This article is originally published by Startup Victoria.
Tell us about yourself and your business
I’m Sandy, founder of a digital career platform called Career Money Life. We’re passionate about employees having the best possible experience, regardless of where they work. Our platform helps companies give that to their people through enabling them to have complete choice over career benefits.
For example, a common (usually not so good) experience employees have is being made redundant at some point. Our platform can help turn that into a much better experience by offering employees, not just a resume rewriting service, but a wellbeing retreat to recharge or resources to start their own business. Whatever it is they need, our platform can offer it – we’ve got over 400 suppliers and hundreds of unique services.
We’ve been around for 5 years now and it’s been exciting to see that companies of all sizes are really invested in giving their employees the best and most unique experience.

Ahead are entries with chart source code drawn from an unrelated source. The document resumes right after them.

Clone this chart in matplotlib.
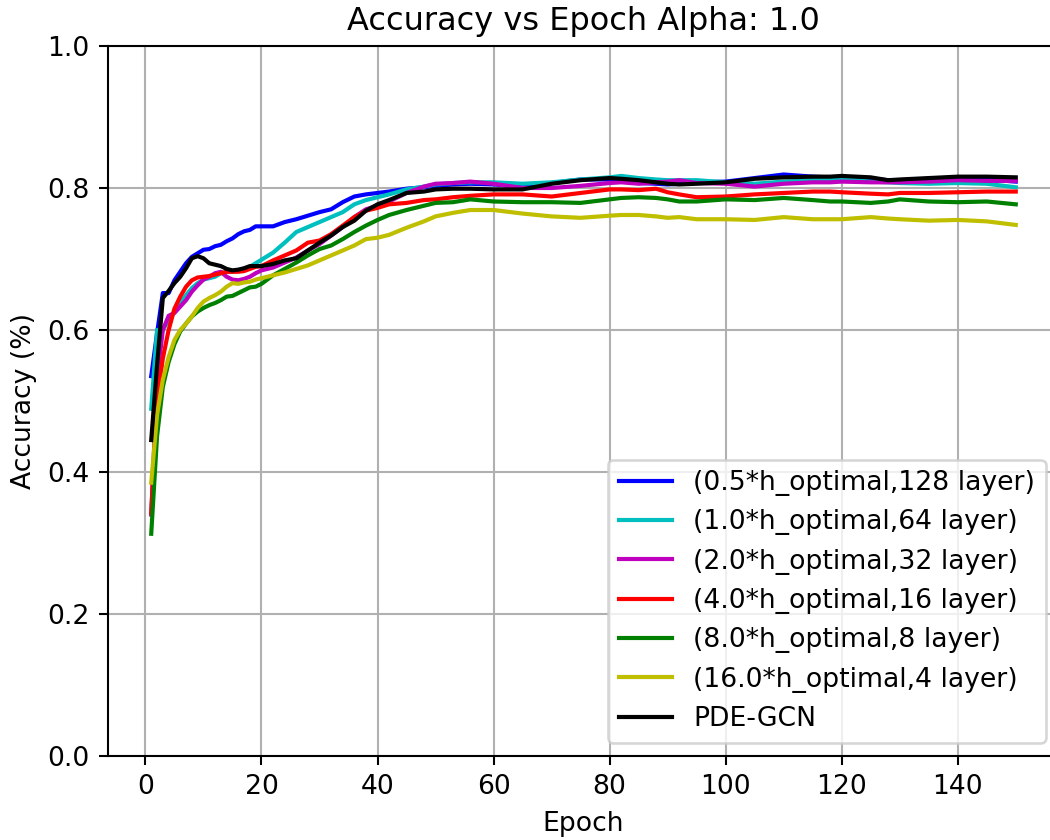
import matplotlib
matplotlib.use('Agg')
import matplotlib.pyplot as plt

epochs = [1, 2, 3, 4, 5, 6, 7, 8, 9, 10, 11, 12, 13, 14, 15, 16, 17, 18, 19, 20,
          22, 24, 26, 28, 30, 32, 34, 36, 38, 40,
          42, 45, 48, 50, 53, 56, 60,
          65, 70, 75, 80, 82, 85, 88, 90, 92, 95,
          100, 105, 110, 115, 118, 120, 125, 128, 130, 135, 140, 145, 150]

acc_05 = [0.535, 0.595, 0.652, 0.652, 0.670, 0.682, 0.694, 0.703, 0.708, 0.713,
          0.714, 0.718, 0.720, 0.725, 0.729, 0.735, 0.739, 0.741, 0.746, 0.746,
          0.746, 0.752, 0.756, 0.761, 0.766, 0.770, 0.780, 0.788, 0.791, 0.793,
          0.795, 0.799, 0.801, 0.803, 0.805, 0.806, 0.805,
          0.802, 0.807, 0.812, 0.812, 0.811, 0.807, 0.806, 0.805, 0.806, 0.808,
          0.809, 0.814, 0.819, 0.816, 0.815, 0.815, 0.813, 0.811, 0.811, 0.813, 0.814, 0.812, 0.809]

acc_1 = [0.489, 0.600, 0.600, 0.614, 0.626, 0.638, 0.649, 0.659, 0.666, 0.671,
         0.673, 0.675, 0.680, 0.682, 0.682, 0.684, 0.686, 0.689, 0.694, 0.699,
         0.709, 0.723, 0.738, 0.745, 0.752, 0.759, 0.766, 0.777, 0.783, 0.787,
         0.791, 0.798, 0.802, 0.805, 0.807, 0.808, 0.808,
         0.806, 0.808, 0.812, 0.815, 0.817, 0.814, 0.812, 0.811, 0.811, 0.811,
         0.808, 0.806, 0.809, 0.811, 0.812, 0.813, 0.809, 0.808, 0.807, 0.806, 0.807, 0.806, 0.801]

acc_2 = [0.340, 0.530, 0.600, 0.620, 0.624, 0.633, 0.642, 0.654, 0.663, 0.671,
         0.675, 0.680, 0.682, 0.675, 0.671, 0.670, 0.672, 0.675, 0.680, 0.684,
         0.688, 0.695, 0.702, 0.712, 0.721, 0.733, 0.745, 0.759, 0.770, 0.775,
         0.781, 0.793, 0.802, 0.806, 0.807, 0.809, 0.806,
         0.800, 0.800, 0.803, 0.807, 0.808, 0.806, 0.808, 0.809, 0.811, 0.807,
         0.806, 0.802, 0.806, 0.808, 0.808, 0.809, 0.808, 0.808, 0.808, 0.809, 0.811, 0.810, 0.810]

acc_4 = [0.342, 0.500, 0.560, 0.600, 0.630, 0.647, 0.661, 0.670, 0.674, 0.675,
         0.676, 0.678, 0.680, 0.682, 0.682, 0.682, 0.683, 0.686, 0.689, 0.690,
         0.698, 0.705, 0.712, 0.723, 0.726, 0.735, 0.747, 0.759, 0.768, 0.772,
         0.777, 0.779, 0.783, 0.784, 0.787, 0.789, 0.791,
         0.791, 0.788, 0.793, 0.798, 0.798, 0.797, 0.799, 0.794, 0.791, 0.787,
         0.788, 0.791, 0.793, 0.795, 0.795, 0.794, 0.792, 0.791, 0.793, 0.793, 0.794, 0.795, 0.795]

acc_8 = [0.313, 0.450, 0.520, 0.555, 0.580, 0.598, 0.609, 0.619, 0.626, 0.631,
         0.635, 0.638, 0.642, 0.647, 0.648, 0.652, 0.656, 0.660, 0.661, 0.665,
         0.677, 0.686, 0.695, 0.705, 0.714, 0.719, 0.728, 0.738, 0.747, 0.755,
         0.762, 0.769, 0.775, 0.779, 0.780, 0.784, 0.781,
         0.780, 0.780, 0.779, 0.784, 0.786, 0.787, 0.786, 0.784, 0.781, 0.781,
         0.784, 0.783, 0.786, 0.783, 0.781, 0.781, 0.779, 0.781, 0.784, 0.781, 0.780, 0.781, 0.777]

acc_16 = [0.385, 0.480, 0.530, 0.562, 0.586, 0.600, 0.609, 0.619, 0.631, 0.640,
          0.645, 0.649, 0.654, 0.661, 0.666, 0.665, 0.667, 0.668, 0.671, 0.673,
          0.677, 0.681, 0.686, 0.691, 0.698, 0.705, 0.712, 0.719, 0.728, 0.730,
          0.734, 0.744, 0.753, 0.760, 0.765, 0.769, 0.769,
          0.764, 0.760, 0.758, 0.761, 0.762, 0.762, 0.760, 0.758, 0.759, 0.756,
          0.756, 0.755, 0.759, 0.756, 0.756, 0.756, 0.759, 0.757, 0.756, 0.754, 0.755, 0.753, 0.748]

acc_pde = [0.445, 0.550, 0.645, 0.655, 0.666, 0.675, 0.687, 0.701, 0.704, 0.701,
           0.694, 0.692, 0.690, 0.686, 0.684, 0.685, 0.687, 0.690, 0.690, 0.690,
           0.693, 0.698, 0.701, 0.712, 0.723, 0.733, 0.745, 0.754, 0.768, 0.777,
           0.783, 0.793, 0.795, 0.798, 0.799, 0.799, 0.798,
           0.798, 0.806, 0.811, 0.814, 0.813, 0.811, 0.808, 0.806, 0.805, 0.806,
           0.808, 0.813, 0.815, 0.816, 0.816, 0.817, 0.815, 0.811, 0.812, 0.814, 0.816, 0.816, 0.815]

series = [
    (acc_05, 'b', '(0.5*h_optimal,128 layer)'),
    (acc_1, 'c', '(1.0*h_optimal,64 layer)'),
    (acc_2, 'm', '(2.0*h_optimal,32 layer)'),
    (acc_4, 'r', '(4.0*h_optimal,16 layer)'),
    (acc_8, 'g', '(8.0*h_optimal,8 layer)'),
    (acc_16, 'y', '(16.0*h_optimal,4 layer)'),
    (acc_pde, 'k', 'PDE-GCN'),
]

plt.rcParams['font.size'] = 10.25
plt.rcParams['lines.linewidth'] = 1.6

dpi = 187
fig = plt.figure(figsize=(1050 / dpi, 840 / dpi), dpi=dpi)
# axes runs slightly past the right edge, like the cropped original
ax = fig.add_axes([108 / 1050, 84 / 840, 951 / 1050, 710 / 840])

for vals, col, lab in series:
    ax.plot(epochs, vals, color=col, label=lab)

ax.set_xlim(-6.45, 157.45)
ax.set_ylim(0.0, 1.0)
ax.set_xticks([0, 20, 40, 60, 80, 100, 120, 140])
ax.set_yticks([0.0, 0.2, 0.4, 0.6, 0.8, 1.0])
ax.grid(True)
ax.set_xlabel('Epoch')
ax.set_ylabel('Accuracy (%)')
ax.set_title('Accuracy vs Epoch Alpha: 1.0', fontsize=12.3)
ax.legend(loc='lower right', borderaxespad=0.5)

fig.savefig('out.png', dpi=dpi)
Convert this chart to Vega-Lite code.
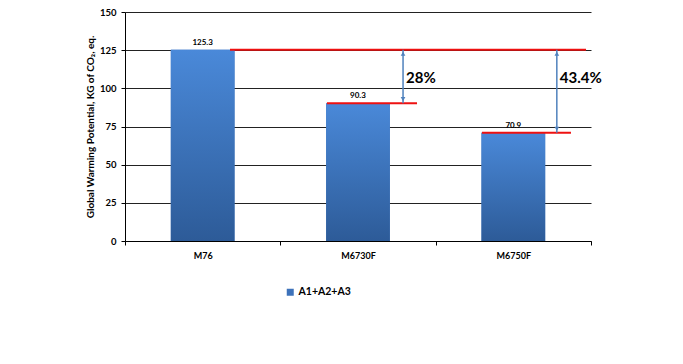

Our clients are a mix of startups and big corporates and we’ve been humbled to onboard many well-known companies, such as Virgin Australia and Redbubble.
In the last year, what new belief, behaviour or habit has most impacted your business?
One major trend that we’re seeing that we think is going to be really game-changing for Australian employees is the fact that there’s more and more older workers either looking for work or a little unsure of how to best enter retirement.
For example, a lot of our clients want us to support workers over 50 who might be affected by restructures and aren’t sure how to reinvent themselves after long corporate careers. Similarly, a lot (most!) companies don’t have structured retirement options for staff – we’re helping with that too; giving people lots of training and options.
We’ve actually responded to that market need by developing a new digital goal-setting tool for anyone at any stage of their career and we’re excited to see it’s getting real traction.
If you could help aspiring founders avoid a mistake you’ve made, what would it be?
I would say the number one challenge for all founders is to find and maintain their focus.
At any given time, there’s so much happening in the startup space… it’s easy to convince yourself you’re achieving great things by taking every opportunity that’s thrown at you; you think that by doing this you’ll get more sales.
The reality is, though, that you need to maintain a laser focus on your customer. Where do they hang out? What do they read? Whose opinion do they listen to? You need to use this information to get in front of them.
When you find those potential customers, another hard lesson I’ve learned is to try and not to get too emotional about rejection. You’ll generally get far more rejections that wins, so you need to remember the long game and assume that no means not yet, and just keep going.